Community Mediation Centres (CMC) play an important role as they provide a platform for practical and efficient resolution of community disputes in Singapore. Mediation that takes place at CMC is an informal and voluntary process that is led by voluntary mediators. In this article, I analyze the community mediation model of Singapore and its impact on the society.
Origin of Community Mediation in Singapore
The origin of CMC can be traced back to 1996 when an inter-agency committee was constituted by Professor S Jayakumar on how to explore the Alternative Dispute Resolution (ADR) processes such as mediation in Singapore. Pursuant to the recommendation of the committee that was headed by Associate Professor Ho Peng Kee (then Senior Parliamentary Secretary to the Ministry of Law), the Community Mediation Centres Act was drafted and enacted as law in 1998. This in itself is a huge accomplishment as not many nations around the world have a legislation dedicated to creation of centres for community mediation.

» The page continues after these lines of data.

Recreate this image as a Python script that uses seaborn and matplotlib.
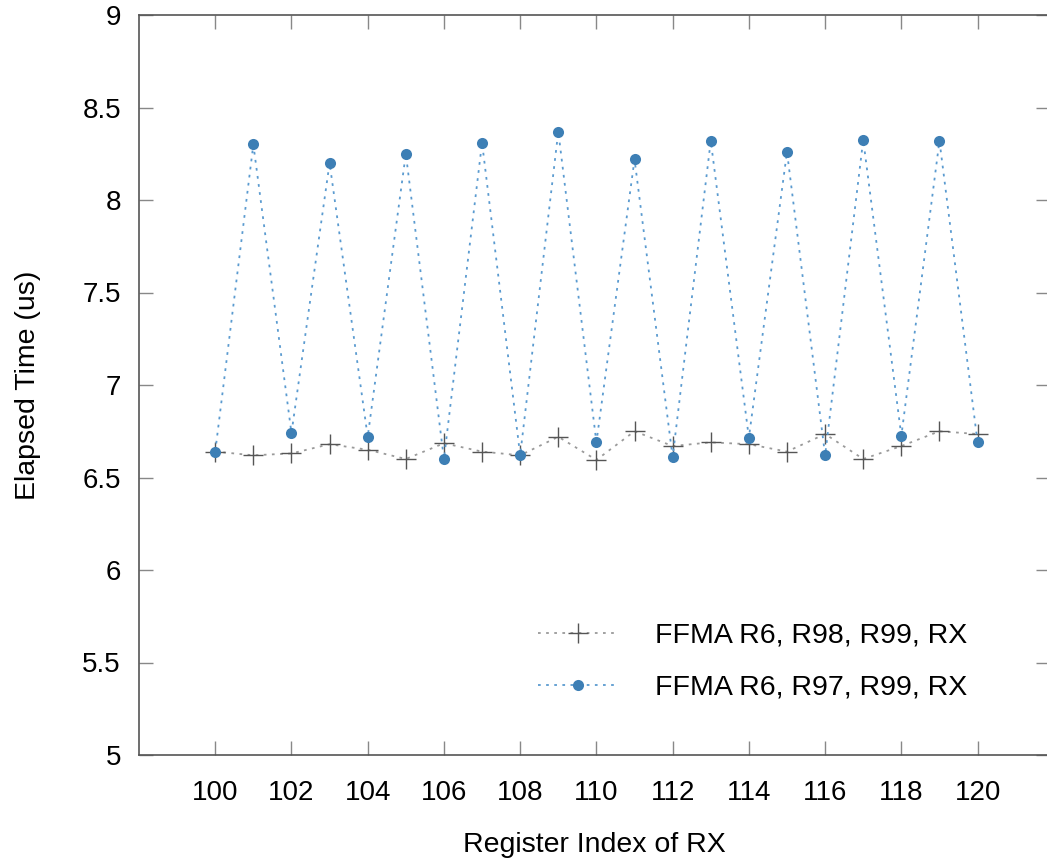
import pandas as pd
import seaborn as sns
import matplotlib.pyplot as plt

# register index of RX
rx = list(range(100, 121))

# FFMA R6, R98, R99, RX  (no bank conflict)
t_r98 = [6.64, 6.62, 6.63, 6.68, 6.65, 6.60, 6.685, 6.64, 6.62, 6.72, 6.595,
         6.75, 6.67, 6.69, 6.68, 6.64, 6.735, 6.60, 6.67, 6.75, 6.735]

# FFMA R6, R97, R99, RX  (alternating bank conflict)
t_r97 = [6.64, 8.30, 6.74, 8.20, 6.72, 8.25, 6.60, 8.31, 6.62, 8.37, 6.69,
         8.22, 6.61, 8.32, 6.715, 8.26, 6.62, 8.325, 6.725, 8.32, 6.69]

labels = ['FFMA R6, R98, R99, RX', 'FFMA R6, R97, R99, RX']

df1 = pd.DataFrame({'rx': rx, 'time': t_r98})
df2 = pd.DataFrame({'rx': rx, 'time': t_r97})

sns.set_style('ticks')
plt.rcParams['font.family'] = ['Liberation Sans', 'DejaVu Sans']
plt.rcParams['text.color'] = 'black'
plt.rcParams['xtick.labelcolor'] = 'black'
plt.rcParams['ytick.labelcolor'] = 'black'
plt.rcParams['axes.labelcolor'] = 'black'

fig = plt.figure(figsize=(10.47, 8.61), dpi=100)
ax = fig.add_axes([139 / 1047, 1 - 755 / 861, (1050 - 139) / 1047, (755 - 15) / 861])

sns.lineplot(data=df1, x='rx', y='time', ax=ax, color='#9a9a9a', linestyle=(0, (1.5, 3)),
             linewidth=1.3, marker='+', markersize=14, markeredgewidth=1.0,
             markeredgecolor='#555555', label=labels[0])
sns.lineplot(data=df2, x='rx', y='time', ax=ax, color='#5b9bd0', linestyle=(0, (1.5, 3)),
             linewidth=1.3, marker='o', markersize=8, markeredgewidth=0,
             markerfacecolor='#3d7fb5', label=labels[1])

ax.set_xlim(98, 121.9)
ax.set_ylim(5, 9)
ax.set_xticks(range(100, 121, 2))
ax.set_yticks([5, 5.5, 6, 6.5, 7, 7.5, 8, 8.5, 9])
ax.set_yticklabels(['5', '5.5', '6', '6.5', '7', '7.5', '8', '8.5', '9'])

ax.set_xlabel('Register Index of RX', fontsize=20.5, labelpad=19)
ax.set_ylabel('Elapsed Time (us)', fontsize=20.5, labelpad=30)

ax.tick_params(direction='in', length=10, width=1, color='#888888',
               top=True, right=True, labelsize=20, pad=13)
ax.tick_params(axis='x', pad=18)
for s in ax.spines.values():
    s.set_color('#555555')
    s.set_linewidth(1.2)

leg = ax.legend(loc='center left', bbox_to_anchor=(0.426, 0.126), borderaxespad=0,
                frameon=False, fontsize=20.5, handlelength=2.8, handletextpad=1.3,
                labelspacing=0.9, numpoints=1)

plt.savefig('out.png', dpi=100)
plt.close()
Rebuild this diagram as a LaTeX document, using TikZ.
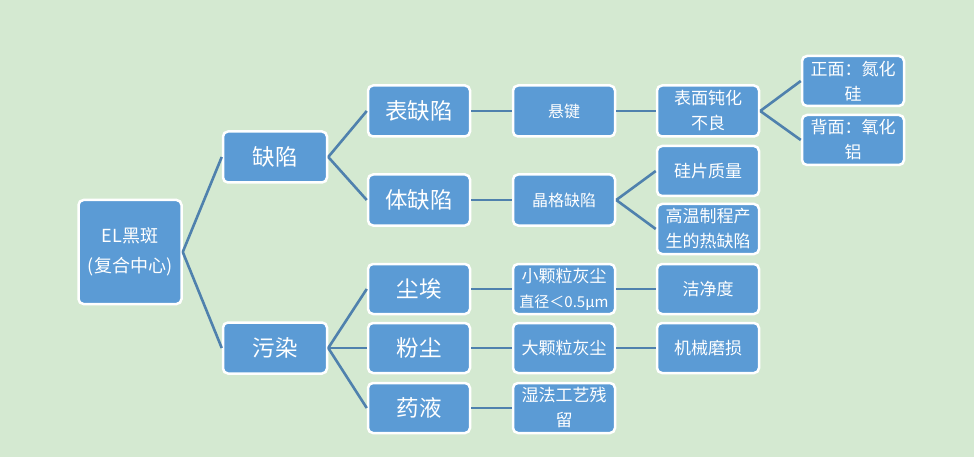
\documentclass[tikz,border=0pt]{standalone}
\usepackage{fontspec}
\setmainfont{Noto Sans CJK SC}
\definecolor{bg}{HTML}{D4E9D1}
\definecolor{boxfill}{HTML}{5B9BD5}
\definecolor{linec}{HTML}{4F81AD}
\begin{document}
\begin{tikzpicture}[x=1pt,y=-1pt,
  nbox/.style={draw=white,line width=2.5pt,fill=boxfill,rounded corners=5pt,
    minimum width=102pt,minimum height=50pt,text=white,align=center,inner sep=1pt,
    font=\fontsize{17}{25}\selectfont},
  bigtxt/.style={font=\fontsize{22.5}{26}\selectfont},
  conn/.style={draw=linec,line width=2.6pt}]
\fill[bg] (0,0) rectangle (974,457);
\useasboundingbox (0,0) rectangle (974,457);
% level 0
\node[nbox,minimum width=103pt,minimum height=104pt,font=\fontsize{18}{30}\selectfont] (root) at (130,252) {EL黑斑\\(复合中心)};
% level 1
\node[nbox,bigtxt,minimum width=104pt,minimum height=51pt] (qx) at (275,157) {缺陷};
\node[nbox,bigtxt,minimum width=104pt,minimum height=51pt] (wr) at (275,348) {污染};
% level 2
\node[nbox,bigtxt,minimum height=51pt] (bqx) at (419,111) {表缺陷};
\node[nbox,bigtxt,minimum height=51pt] (tqx) at (419,200) {体缺陷};
\node[nbox,bigtxt] (ca) at (419,289) {尘埃};
\node[nbox,bigtxt] (fc) at (419,348) {粉尘};
\node[nbox,bigtxt] (yy) at (419,408) {药液};
% level 3
\node[nbox,minimum height=51pt,font=\fontsize{16}{25}\selectfont] (xj) at (564,111) {悬键};
\node[nbox,minimum height=51pt,font=\fontsize{16}{25}\selectfont] (jg) at (564,200) {晶格缺陷};
\node[nbox] (xk) at (564,289) {小颗粒灰尘\\{\fontsize{15}{25}\selectfont 直径＜0.5μm}};
\node[nbox] (dk) at (564,348) {大颗粒灰尘};
\node[nbox] (sf) at (564,408) {湿法工艺残\\留};
% level 4
\node[nbox,minimum height=51pt] (bm) at (708,111) {表面钝化\\不良};
\node[nbox] (gp) at (708,171) {硅片质量};
\node[nbox] (gw) at (708,229) {高温制程产\\生的热缺陷};
\node[nbox] (jj) at (708,289) {洁净度};
\node[nbox] (jx) at (708,348) {机械磨损};
% level 5
\node[nbox] (zm) at (853,81) {正面：氮化\\硅};
\node[nbox] (bmm) at (853,140) {背面：氧化\\铝};
% connectors
\draw[conn] (root.east) -- (qx.west);
\draw[conn] (root.east) -- (wr.west);
\draw[conn] (qx.east) -- (bqx.west);
\draw[conn] (qx.east) -- (tqx.west);
\draw[conn] (wr.east) -- (ca.west);
\draw[conn] (wr.east) -- (fc.west);
\draw[conn] (wr.east) -- (yy.west);
\draw[conn] (bqx.east) -- (xj.west);
\draw[conn] (tqx.east) -- (jg.west);
\draw[conn] (ca.east) -- (xk.west);
\draw[conn] (fc.east) -- (dk.west);
\draw[conn] (yy.east) -- (sf.west);
\draw[conn] (xj.east) -- (bm.west);
\draw[conn] (jg.east) -- (gp.west);
\draw[conn] (jg.east) -- (gw.west);
\draw[conn] (xk.east) -- (jj.west);
\draw[conn] (dk.east) -- (jx.west);
\draw[conn] (bm.east) -- (zm.west);
\draw[conn] (bm.east) -- (bmm.west);
\end{tikzpicture}
\end{document}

This is also a testament of Singapore’s visionary leadership in providing for infrastructure for efficient resolution of disputes.
Community Mediation Centres Act 1997 (CMC Act)
As highlighted above, this legislation is unique as it aims to provide a platform for resolution of disputes that can benefit the society. The Act has defined mediation broadly under Section 2 and it includes “the undertaking of any activity for the purpose of promoting the discussion and settlement of disputes”. Also, the mediation session has been defined under Section 2 to mean “a meeting in accordance with this Act between 2 or more parties who are in dispute on any matter”. Section 10 of the CMC Act that refers to “Conduct of mediation sessions” states that Mediation sessions must be conducted with as little formality and technicality, and with as much expedition, as possible”. This provision ensures that the parties don’t suffer because of formal or technical terms and provisions. A simple reading of the CMC Act will highlight that it has been drafted keeping in mind the comfort of the parties.
Disputes that can be referred to the Community Mediation Centre
As per Section 11 of the CMC Act, disputes concerning family, social or community dispute that do not involve a seizable offence under any written law. CMC mediation is suitable for disputes between co-workers, neighbours, family members, friends, landlord, co-tenants or other kinds of inter-personal matters. A party can approach CMC for mediation for a matter concerning littering or even dripping of water from laundry. In essence, CMC provides a platform for mediation of common set of social or community disputes. It has been highlighted that disputes that involve legal, contractual or commercial issues are not suitable for mediation at CMC.
Voluntary nature of the mediation process
At the core of the mediation at CMC is the voluntary nature of the process. Both the applicant (the individual that has requested the mediation) and the respondent (the other party) will have to be present during the mediation. Once a party applies for mediation, if the other party agrees, the CMC will arrange for a date and time for the mediation session to take place.
Highly subsidized public service
The mediation at CMC is a highly subsidized public service. The administrative fee is S$ 5 (USD $3.7) which is payable only by the person requesting for the mediation. The fee is payable on the day of the mediation. Moreover, that is the fee payable irrespective of how many sessions it takes during the mediation process. The fee for mediation is highly subsidized and as highlighted earlier, it showcases how CMC has been established to provide expedient resolution of community disputes. Moreover, the administrative fee has been kept low so as to encourage parties to opt for mediation. Instead of pursuing a legal action, the parties can approach the CMC in the first place for resolution of disputes as it is not only expedient but also convenient.
Mediators at CMC
The mediators at CMC are actually volunteers from different professions and walks of life. The volunteers are trained and appointed for tenure by the Ministry of Law (Singapore) and the mediators undergo the following process – application, selection, assessment, apprenticeship and appointment. As the mediators are volunteers, they are not paid for their duties. Also, the mediators have to be a Singapore Citizen or Permanent Resident, aged 30 years or above. The minimum accreditation the mediator needs to have is Level 1 Accreditation of the Singapore International Mediation Institute (SIMI).
Impact of Community Mediation in Singapore
Community Mediation in Singapore provides access to mediation to all members of the society for a fee of S$ 5. This creates awareness about the importance of process of mediation. As individuals from all walks of life have access to the subsidized public service, it educates and prepares them to opt for mediation while resolving their disputes. As a model, the CMCs in Singapore instill confidence in the public about the relevance of the process of mediation and its impact in the long run. The CMCs impact at the lowest level prepares the members of the society to consider mediation as their dispute advances in the juridical infrastructure in Singapore. Moreover, the mediators at CMCs are trained to support the mediation infrastructure envisaged by the CMC Act.